Так как одиночки видят, что они вынуждены в заданных формах бороться за новые ценности, они тащат, даже не подозревая этого, разложение в мир форм. Но, как сказано, гниения не бывает в ядре существенного, так что исследование, на каких путях и перепутьях спасается ценностная жизнь от этих микроскопических битв между двумя эпохами, могло бы оказаться стоящим зрелищем. Любое умирание происходит на теневой стороне жизни, как и любая жизнь вскормлена смертью.
Вне сомнения, именно психологи меньше всего могут сказать о душе, но почитают за честь растереть состав всех четырех факультетов в ту мыслительную пудру, которая густым гипсовым облаком покрывает обломки девятнадцатого века.
Как деловито запирают створки ворот перед шарлатанством, перед запоздалыми Калиостро {69}и Сен-Жерменом {70}! Вот час, когда врач и знахарь встречаются в дверях, час entre chien et loup . [29]

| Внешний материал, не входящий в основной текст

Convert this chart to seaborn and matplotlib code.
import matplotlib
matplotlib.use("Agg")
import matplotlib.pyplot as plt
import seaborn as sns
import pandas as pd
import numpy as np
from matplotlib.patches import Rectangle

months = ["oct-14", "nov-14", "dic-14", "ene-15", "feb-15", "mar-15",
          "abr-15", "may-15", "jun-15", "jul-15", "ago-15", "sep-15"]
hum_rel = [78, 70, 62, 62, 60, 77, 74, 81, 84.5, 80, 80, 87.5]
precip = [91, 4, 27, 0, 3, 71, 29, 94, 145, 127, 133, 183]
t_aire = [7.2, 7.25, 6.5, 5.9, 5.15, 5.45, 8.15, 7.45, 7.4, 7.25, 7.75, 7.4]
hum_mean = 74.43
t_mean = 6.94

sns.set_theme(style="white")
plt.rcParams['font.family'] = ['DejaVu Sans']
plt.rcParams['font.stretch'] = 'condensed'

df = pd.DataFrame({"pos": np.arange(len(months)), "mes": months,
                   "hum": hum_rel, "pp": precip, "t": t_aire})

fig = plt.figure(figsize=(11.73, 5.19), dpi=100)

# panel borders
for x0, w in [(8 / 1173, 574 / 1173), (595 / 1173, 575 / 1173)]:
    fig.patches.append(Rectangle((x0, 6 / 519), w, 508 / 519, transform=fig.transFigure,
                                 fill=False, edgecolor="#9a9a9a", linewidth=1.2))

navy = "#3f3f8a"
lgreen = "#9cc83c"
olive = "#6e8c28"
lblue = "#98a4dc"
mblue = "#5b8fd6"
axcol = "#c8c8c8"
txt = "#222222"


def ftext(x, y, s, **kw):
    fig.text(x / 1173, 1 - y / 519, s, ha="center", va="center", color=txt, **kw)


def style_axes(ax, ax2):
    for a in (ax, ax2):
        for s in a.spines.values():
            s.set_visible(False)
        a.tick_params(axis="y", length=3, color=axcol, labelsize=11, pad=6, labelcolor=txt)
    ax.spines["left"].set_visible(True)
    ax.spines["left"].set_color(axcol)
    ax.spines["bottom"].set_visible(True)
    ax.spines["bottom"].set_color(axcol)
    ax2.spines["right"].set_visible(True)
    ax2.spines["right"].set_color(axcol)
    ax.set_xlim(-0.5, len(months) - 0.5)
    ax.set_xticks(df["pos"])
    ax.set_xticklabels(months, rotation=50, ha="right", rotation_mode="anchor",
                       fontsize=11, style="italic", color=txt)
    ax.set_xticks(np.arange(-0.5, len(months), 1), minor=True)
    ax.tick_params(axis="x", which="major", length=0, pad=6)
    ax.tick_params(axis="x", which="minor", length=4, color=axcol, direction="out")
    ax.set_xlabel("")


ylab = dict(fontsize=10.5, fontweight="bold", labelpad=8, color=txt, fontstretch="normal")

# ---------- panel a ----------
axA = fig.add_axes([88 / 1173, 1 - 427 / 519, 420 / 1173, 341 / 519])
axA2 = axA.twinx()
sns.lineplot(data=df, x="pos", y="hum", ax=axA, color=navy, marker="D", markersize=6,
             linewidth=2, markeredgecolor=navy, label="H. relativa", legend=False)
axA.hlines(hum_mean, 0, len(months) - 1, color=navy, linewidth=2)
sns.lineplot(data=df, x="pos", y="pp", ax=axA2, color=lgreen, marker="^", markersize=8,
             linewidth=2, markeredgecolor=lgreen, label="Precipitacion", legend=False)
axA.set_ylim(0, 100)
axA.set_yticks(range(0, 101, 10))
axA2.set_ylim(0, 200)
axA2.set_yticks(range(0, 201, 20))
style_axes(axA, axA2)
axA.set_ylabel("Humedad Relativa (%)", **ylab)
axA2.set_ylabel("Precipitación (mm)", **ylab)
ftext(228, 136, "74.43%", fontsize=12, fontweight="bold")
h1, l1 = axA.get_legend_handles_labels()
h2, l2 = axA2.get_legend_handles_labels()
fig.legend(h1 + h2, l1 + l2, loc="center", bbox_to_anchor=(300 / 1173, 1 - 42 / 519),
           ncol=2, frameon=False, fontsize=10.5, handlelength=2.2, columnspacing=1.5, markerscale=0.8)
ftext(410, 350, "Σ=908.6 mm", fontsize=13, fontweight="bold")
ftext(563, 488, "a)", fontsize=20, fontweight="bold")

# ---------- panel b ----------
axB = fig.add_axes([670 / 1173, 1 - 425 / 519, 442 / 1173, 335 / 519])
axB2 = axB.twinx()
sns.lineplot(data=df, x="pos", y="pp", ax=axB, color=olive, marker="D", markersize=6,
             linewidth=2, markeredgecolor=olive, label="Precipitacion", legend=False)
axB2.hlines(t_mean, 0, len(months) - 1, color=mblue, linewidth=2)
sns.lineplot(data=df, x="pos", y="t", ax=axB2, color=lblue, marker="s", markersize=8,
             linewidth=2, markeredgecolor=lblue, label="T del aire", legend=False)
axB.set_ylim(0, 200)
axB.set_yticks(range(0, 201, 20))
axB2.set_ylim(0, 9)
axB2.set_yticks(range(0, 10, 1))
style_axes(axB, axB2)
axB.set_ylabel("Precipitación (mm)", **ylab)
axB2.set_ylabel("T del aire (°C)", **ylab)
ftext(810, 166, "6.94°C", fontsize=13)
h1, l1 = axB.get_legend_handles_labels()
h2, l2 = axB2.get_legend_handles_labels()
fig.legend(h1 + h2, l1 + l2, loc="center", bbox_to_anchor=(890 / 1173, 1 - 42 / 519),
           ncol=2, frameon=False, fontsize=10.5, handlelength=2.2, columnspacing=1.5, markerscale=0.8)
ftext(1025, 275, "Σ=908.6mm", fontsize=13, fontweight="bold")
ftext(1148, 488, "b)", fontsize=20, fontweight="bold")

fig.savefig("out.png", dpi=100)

Стриндберг {71}, занимающийся делом Дрейфуса {72}и алхимическим изготовлением золота, хороший пример для описания того, кто стоит на опасном острие между двумя столетиями.
Цинновиц
Сразу же за дюной в густом кустарнике, разросшемся на удивление, мне посчастливилось на моей обычной прогулке завладеть подходящей картиной: большой лист осины и прогрызенная в нем окружность. При более близком рассмотрении мне показалось, что по ее краям свисает темно-зеленая бахрома, в которой вырисовывалось некое очертание, состоявшее из множества крохотных гусениц, вцепившихся в него челюстями. Должно быть, недавно здесь была яйцекладка бабочки; молодняк, подобно пожару жизни, распространился на съедобной почве. Странность этого зрелища заключалась в совершенной безболезненности разрушения, происходившего на глазах; отдельные махры выглядели как свисающие фибры от самого листа, как будто его состав не потерпел никакого ущерба. Со всей наглядностью проступила двойная бухгалтерия жизни, сводящая свои счеты; я не мог не вспомнить утешения, с которым обратился Конде {73}к Мазарини {74}, сетовавшему о шести тысячах убитых в битве при Фрайбурге: «Ба, одна парижская ночь дает больше человеческих жизней, чем потребовала эта акция».

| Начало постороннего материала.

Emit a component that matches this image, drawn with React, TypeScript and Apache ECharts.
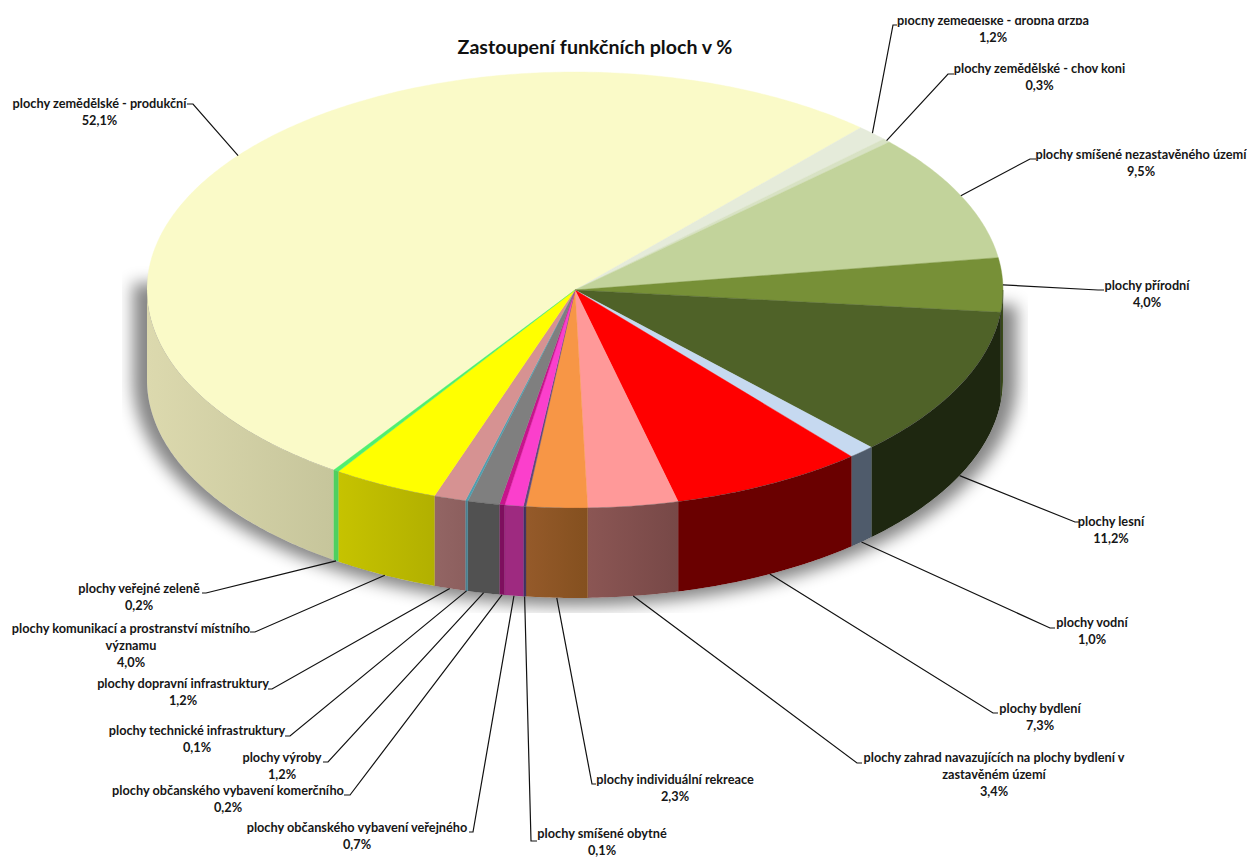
import React, { useEffect, useRef } from "react";
import * as echarts from "echarts";

const chartTitle = "Zastoupení funkčních ploch v %";

const categories = [
  "plochy zemědělské - produkční",
  "plochy zemědělské - drobná držba",
  "plochy zemědělské - chov koni",
  "plochy smíšené nezastavěného území",
  "plochy přírodní",
  "plochy lesní",
  "plochy vodní",
  "plochy bydlení",
  "plochy zahrad navazujících na plochy bydlení v\nzastavěném území",
  "plochy individuální rekreace",
  "plochy smíšené obytné",
  "plochy občanského vybavení veřejného",
  "plochy občanského vybavení komerčního",
  "plochy výroby",
  "plochy technické infrastruktury",
  "plochy dopravní infrastruktury",
  "plochy komunikací a prostranství místního\nvýznamu",
  "plochy veřejné zeleně",
];

const shares = [52.1, 1.2, 0.3, 9.5, 4.0, 11.2, 1.0, 7.3, 3.4, 2.3, 0.1, 0.7, 0.2, 1.2, 0.1, 1.2, 4.0, 0.2];

const topColors = [
  "#fafac8", "#e5ebda", "#d8e2c4", "#c2d39b", "#779037", "#4f6228", "#c6d9f0", "#ff0000", "#ff9999",
  "#f79646", "#5f497a", "#fb3fcc", "#c8148c", "#7f7f7f", "#4f9fb0", "#d69292", "#ffff00", "#50ef70",
];

// wall colours: [left, right] of a horizontal gradient
const wallColors: [string, string][] = [
  ["#dcd9ae", "#c6c59b"], ["#a0a498", "#a0a498"], ["#98a088", "#98a088"], ["#88946c", "#88946c"],
  ["#3a4a1a", "#3a4a1a"], ["#1e2710", "#1e2710"], ["#4f5b6b", "#4f5b6b"], ["#6a0000", "#6a0000"],
  ["#8b5654", "#774847"], ["#955a2a", "#84501f"], ["#3e3060", "#3e3060"], ["#9e2a80", "#9e2a80"],
  ["#7e0f5e", "#7e0f5e"], ["#515151", "#515151"], ["#4a8090", "#4a8090"], ["#936564", "#8c5f5e"],
  ["#c6c300", "#b2b000"], ["#4fd060", "#4fd060"],
];

// label layout: centre x, first-line y, leader elbow x, elbow y, leader end x
const labelLayout: [number, number, number, number, number][] = [
  [99.5, 103, 193, 104, 187],
  [993, 20, 893, 25, 897],
  [1039.5, 68, 948, 74, 954],
  [1141, 154, 1030, 159, 1036],
  [1147, 285, 1098, 290, 1104],
  [1111, 521, 1075, 522, 1080],
  [1092, 622, 1050, 628, 1055],
  [1040, 708, 993, 713, 998],
  [994, 757, 857, 763, 862],
  [675, 779, 592, 784, 596],
  [602, 832.5, 531, 841, 537],
  [357, 827, 473, 832, 469],
  [228, 790, 350, 795, 344],
  [282, 757, 328, 762, 323],
  [197, 730, 290, 736, 285],
  [183, 683, 272, 689, 268],
  [131, 628, 255, 632, 250],
  [139, 588, 206, 593, 202],
];

const W = 1247;
const H = 858;
const CX = 575;
const CY = 290;
const RX = 428;
const RY = 218;
const DEPTH = 90;
const START_ANGLE = 214.3;
const TEXT_SCALE = 0.91;
const SHADOW_LEFT = 122;
const SHADOW_RIGHT = 1028;
const SHADOW_BOTTOM = 613;
const SHADOW_GROW_X = 14;
const SHADOW_GROW_Y = 8;
const SHADOW_OFFSET = 3000;

const total = shares.reduce((a, b) => a + b, 0);
const startAngles: number[] = [];
shares.reduce((acc, v) => {
  startAngles.push(acc);
  return acc + (v / total) * 360;
}, START_ANGLE);

const rim = (deg: number, dy = 0): [number, number] => {
  const t = (deg * Math.PI) / 180;
  return [CX + RX * Math.sin(t), CY - RY * Math.cos(t) + dy];
};

const arc = (from: number, to: number, dy = 0): [number, number][] => {
  const steps = Math.max(2, Math.ceil((to - from) * 1.5));
  const pts: [number, number][] = [];
  for (let i = 0; i <= steps; i++) pts.push(rim(from + ((to - from) * i) / steps, dy));
  return pts;
};

const inFront = (deg: number) => {
  const d = ((deg % 360) + 360) % 360;
  return d >= 90 && d <= 270;
};

const wallRange = (a: number, b: number): [number, number] | null => {
  for (const k of [0, 360, -360]) {
    const s = Math.max(a + k, 90);
    const e = Math.min(b + k, 270);
    if (e > s) return [s, e];
  }
  return null;
};

// the soft drop shadow around the disc: a blurred shadow of an off-canvas shape,
// with the disc and its wall punched out so the image can lie above them
const makeShadowImage = (): string => {
  const canvas = document.createElement("canvas");
  canvas.width = W;
  canvas.height = H;
  const ctx = canvas.getContext("2d")!;
  ctx.beginPath();
  ctx.rect(SHADOW_LEFT, 200, SHADOW_RIGHT - SHADOW_LEFT, SHADOW_BOTTOM - 200);
  ctx.clip();
  ctx.shadowColor = "#868686";
  ctx.shadowBlur = 16;
  ctx.shadowOffsetX = SHADOW_OFFSET;
  ctx.fillStyle = "#000";
  ctx.beginPath();
  const pts: [number, number][] = [];
  for (let d = 90; d <= 270; d++) {
    const t = (d * Math.PI) / 180;
    pts.push([CX + (RX + SHADOW_GROW_X) * Math.sin(t), CY + DEPTH - (RY + SHADOW_GROW_Y) * Math.cos(t)]);
  }
  pts.push([CX - RX - SHADOW_GROW_X, 283], [CX + RX + SHADOW_GROW_X, 305]);
  pts.forEach(([x, y], i) => (i ? ctx.lineTo(x - SHADOW_OFFSET, y) : ctx.moveTo(x - SHADOW_OFFSET, y)));
  ctx.closePath();
  ctx.fill();

  ctx.shadowColor = "transparent";
  ctx.shadowBlur = 0;
  ctx.shadowOffsetX = 0;
  ctx.globalCompositeOperation = "destination-out";
  ctx.fillStyle = "#000";
  const punch = (poly: [number, number][]) => {
    ctx.beginPath();
    poly.forEach(([x, y], i) => (i ? ctx.lineTo(x, y) : ctx.moveTo(x, y)));
    ctx.closePath();
    ctx.fill();
  };
  punch(arc(0, 360));
  punch([...arc(90, 270), ...arc(90, 270, DEPTH).reverse()]);
  return canvas.toDataURL("image/png");
};

const renderSlice = (params: any, api: any) => {
  const i = params.dataIndex;
  const sweep = (api.value(0) / total) * 360;
  const a = startAngles[i];
  const b = a + sweep;
  const children: any[] = [
    {
      type: "polygon",
      shape: { points: [[CX, CY], ...arc(a, b)] },
      style: { fill: topColors[i], stroke: topColors[i], lineWidth: 0.4 },
    },
  ];
  const w = wallRange(a, b);
  if (w) {
    const top = arc(w[0], w[1]);
    const bottom = arc(w[0], w[1], DEPTH).reverse();
    const [c0, c1] = wallColors[i];
    const fill = new echarts.graphic.LinearGradient(0, 0, 1, 0, [
      { offset: 0, color: c0 },
      { offset: 1, color: c1 },
    ]);
    children.push({
      type: "polygon",
      shape: { points: [...top, ...bottom] },
      style: { fill, stroke: c0, lineWidth: 0.3 },
    });
  }
  return { type: "group", children };
};

const renderLabel = (params: any, api: any) => {
  const i = params.dataIndex;
  const v = api.value(0);
  const mid = startAngles[i] + ((v / total) * 360) / 2;
  const start = rim(mid, inFront(mid) ? DEPTH : 0);
  const [tx, ty, ex, ey, endX] = labelLayout[i];
  const text = `${categories[i]}\n${v.toFixed(1).replace(".", ",")}%`;
  return {
    type: "group",
    children: [
      {
        type: "polyline",
        shape: { points: [start, [ex, ey], [endX, ey]] },
        style: { fill: "none", stroke: "#111111", lineWidth: 1.2 },
      },
      {
        type: "text",
        x: tx,
        y: ty - 8.5,
        scaleX: TEXT_SCALE,
        style: {
          x: 0,
          y: 0,
          text,
          align: "center",
          verticalAlign: "top",
          fontFamily: "Lato",
          fontWeight: "bold",
          fontSize: 14,
          lineHeight: 17,
          fill: "#161616",
        },
      },
    ],
  };
};

export default function App() {
  const ref = useRef<HTMLDivElement>(null);
  useEffect(() => {
    const chart = echarts.init(ref.current!, undefined, { renderer: "svg" });
    const data = shares.map((v) => [v]);
    chart.setOption({
      animation: false,
      backgroundColor: "#ffffff",
      title: {
        text: chartTitle,
        left: 590,
        top: 31,
        textAlign: "center",
        textStyle: { fontFamily: "Lato", fontWeight: "bold", fontSize: 19.6, color: "#111111" },
      },
      graphic: [
        { type: "image", z: 5, silent: true, style: { image: makeShadowImage(), x: 0, y: 0, width: W, height: H } },
        { type: "rect", z: 100, silent: true, shape: { x: 0, y: 0, width: W, height: 18 }, style: { fill: "#ffffff" } },
      ],
      series: [
        { type: "custom", coordinateSystem: "none", z: 2, silent: true, data, renderItem: renderSlice },
        { type: "custom", coordinateSystem: "none", z: 6, silent: true, data, renderItem: renderLabel },
      ],
    });
    return () => chart.dispose();
  }, []);
  return <div ref={ref} style={{ position: "fixed", left: 0, top: 0, width: W, height: H }} />;
}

Мне всегда многое говорила позиция военных предводителей, умеющих видеть за сожжением изменение, — как всякая позиция, приписывающая ценность человеку независимо от того, охватывает ли эта ценность почти все или не охватывает почти ничего, ибо как ледяной, так и горячий воздух столь ценимого хлева одинаково невыносим. Так, я испытываю внутреннее удовлетворение при слове, столь задевавшем Шатобриана {75}, о consomption forte, о сильном истощении, что случалось иногда пробурчать Наполеону в те мгновения битвы, когда полководец бездействует, так как все резервы на марше, а фронт плавится от кавалерийских атак и под обстрелом продвинувшейся артиллерии, как будто это прибой из огня и стали. Это слова, которыми не следует пренебрегать, обрывки разговоров с самим собой у магических плавильных печей, которые пылают и дрожат, пока в дымящейся крови совершается возгонка духа в эссенцию нового века.

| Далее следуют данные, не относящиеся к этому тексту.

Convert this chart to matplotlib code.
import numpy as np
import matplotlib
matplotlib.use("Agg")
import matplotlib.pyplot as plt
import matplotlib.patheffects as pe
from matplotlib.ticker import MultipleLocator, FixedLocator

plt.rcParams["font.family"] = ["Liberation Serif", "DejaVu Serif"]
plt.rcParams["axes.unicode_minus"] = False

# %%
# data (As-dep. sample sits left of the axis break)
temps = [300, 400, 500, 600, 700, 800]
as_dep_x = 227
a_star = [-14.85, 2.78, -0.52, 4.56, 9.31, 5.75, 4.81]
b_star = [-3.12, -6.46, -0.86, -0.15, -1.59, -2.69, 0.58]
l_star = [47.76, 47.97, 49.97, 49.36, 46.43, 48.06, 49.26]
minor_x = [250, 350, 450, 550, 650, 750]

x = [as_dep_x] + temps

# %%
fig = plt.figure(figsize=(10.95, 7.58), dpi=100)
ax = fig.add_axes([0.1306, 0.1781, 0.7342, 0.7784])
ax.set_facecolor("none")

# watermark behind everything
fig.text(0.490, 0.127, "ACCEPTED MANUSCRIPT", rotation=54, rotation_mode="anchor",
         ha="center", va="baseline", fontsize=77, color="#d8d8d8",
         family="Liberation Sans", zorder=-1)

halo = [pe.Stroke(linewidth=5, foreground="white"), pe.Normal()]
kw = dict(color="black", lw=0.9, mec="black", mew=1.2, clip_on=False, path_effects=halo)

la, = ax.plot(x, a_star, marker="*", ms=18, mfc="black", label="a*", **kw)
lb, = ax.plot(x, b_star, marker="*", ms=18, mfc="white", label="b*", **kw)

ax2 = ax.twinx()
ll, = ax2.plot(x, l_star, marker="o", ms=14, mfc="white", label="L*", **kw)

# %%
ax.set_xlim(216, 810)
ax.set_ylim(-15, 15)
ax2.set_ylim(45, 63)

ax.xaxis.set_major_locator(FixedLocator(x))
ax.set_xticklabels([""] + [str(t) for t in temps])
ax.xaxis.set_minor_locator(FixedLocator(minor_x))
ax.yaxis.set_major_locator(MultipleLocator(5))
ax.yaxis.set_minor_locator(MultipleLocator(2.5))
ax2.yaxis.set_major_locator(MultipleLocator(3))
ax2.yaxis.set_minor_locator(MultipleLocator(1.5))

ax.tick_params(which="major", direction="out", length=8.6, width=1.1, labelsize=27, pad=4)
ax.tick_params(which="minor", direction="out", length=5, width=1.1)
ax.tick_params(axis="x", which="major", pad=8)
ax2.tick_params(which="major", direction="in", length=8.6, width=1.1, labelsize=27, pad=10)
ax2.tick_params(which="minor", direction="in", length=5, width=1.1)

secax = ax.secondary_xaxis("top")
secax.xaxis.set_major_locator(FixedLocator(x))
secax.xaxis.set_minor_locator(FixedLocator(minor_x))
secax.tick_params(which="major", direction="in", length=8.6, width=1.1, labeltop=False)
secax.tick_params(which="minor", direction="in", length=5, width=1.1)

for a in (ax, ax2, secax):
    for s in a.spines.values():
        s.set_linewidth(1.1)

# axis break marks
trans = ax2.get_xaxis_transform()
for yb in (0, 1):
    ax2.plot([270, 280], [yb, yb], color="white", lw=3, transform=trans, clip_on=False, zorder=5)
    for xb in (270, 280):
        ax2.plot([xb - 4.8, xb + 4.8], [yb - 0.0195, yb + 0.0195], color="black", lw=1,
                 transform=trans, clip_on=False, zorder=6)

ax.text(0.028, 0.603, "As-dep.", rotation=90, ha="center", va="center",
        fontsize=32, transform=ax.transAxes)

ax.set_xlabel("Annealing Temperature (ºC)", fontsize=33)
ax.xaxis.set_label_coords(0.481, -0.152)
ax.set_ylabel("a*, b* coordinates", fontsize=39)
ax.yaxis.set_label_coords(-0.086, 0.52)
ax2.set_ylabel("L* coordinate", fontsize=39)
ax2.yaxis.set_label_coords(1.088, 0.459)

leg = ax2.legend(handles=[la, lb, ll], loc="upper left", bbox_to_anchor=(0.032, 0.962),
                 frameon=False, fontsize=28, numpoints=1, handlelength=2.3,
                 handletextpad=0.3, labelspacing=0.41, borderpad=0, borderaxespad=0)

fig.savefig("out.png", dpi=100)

Но представляем ли мы себе, что этим вершинам великолепной безжалостности подобает удвоенная высота, когда они произрастают из низменности утончающейся, болезненной чувствительности? Жизнь, садящаяся за стол, чтобы пожирать куски своего собственного сердца, — вот образ нас самих. Воля к власти, на своем страшном пути руководствующаяся немилосердной волей к взвешиванию ценностей, которое определяет меру произведенного разрушения, чтобы предъявить ее во всей болезненности сознанию, — в этом стремлении быть одновременно листом и гусеницей усмотрел я сразу после войны мучительный признак неуверенности наших притязаний. Но не может не изумить уже то обстоятельство, что этот хор обвиняющих голосов заставляет слушать себя, что каждый из голосов требует усвоения. И действительно, так не бывает, чтобы жалость, человечность, короче говоря, нервозность в тончайшем смысле наносили бы ущерб натиску крови, если он имеется. Не ослабление силы здесь происходит, а неслыханная отрешенность при усилении опасности. Князь де Линь: «С удовлетворением солдата и с болью философа смотрел я, как в воздух взлетают двенадцать сотен бомб, которыми я приказал выстрелить по этим беднягам». Нужно почувствовать ножи боли на собственном теле, если собираешься уверенно и хладнокровно производить ими операции; нужно знать монету, которой платишь. Потому на величественных головах воинов, сохраненных для нас ваянием и литьем, так часто видишь тайную печать боли. Героический дух, считающий своим долгом принимать на себя любые тяготы, не должен избегать и такой печати. Идея, не готовая взвалить на себя возможность любой ответственности, подобна зданию, при возведении которого забыли о подвальных помещениях.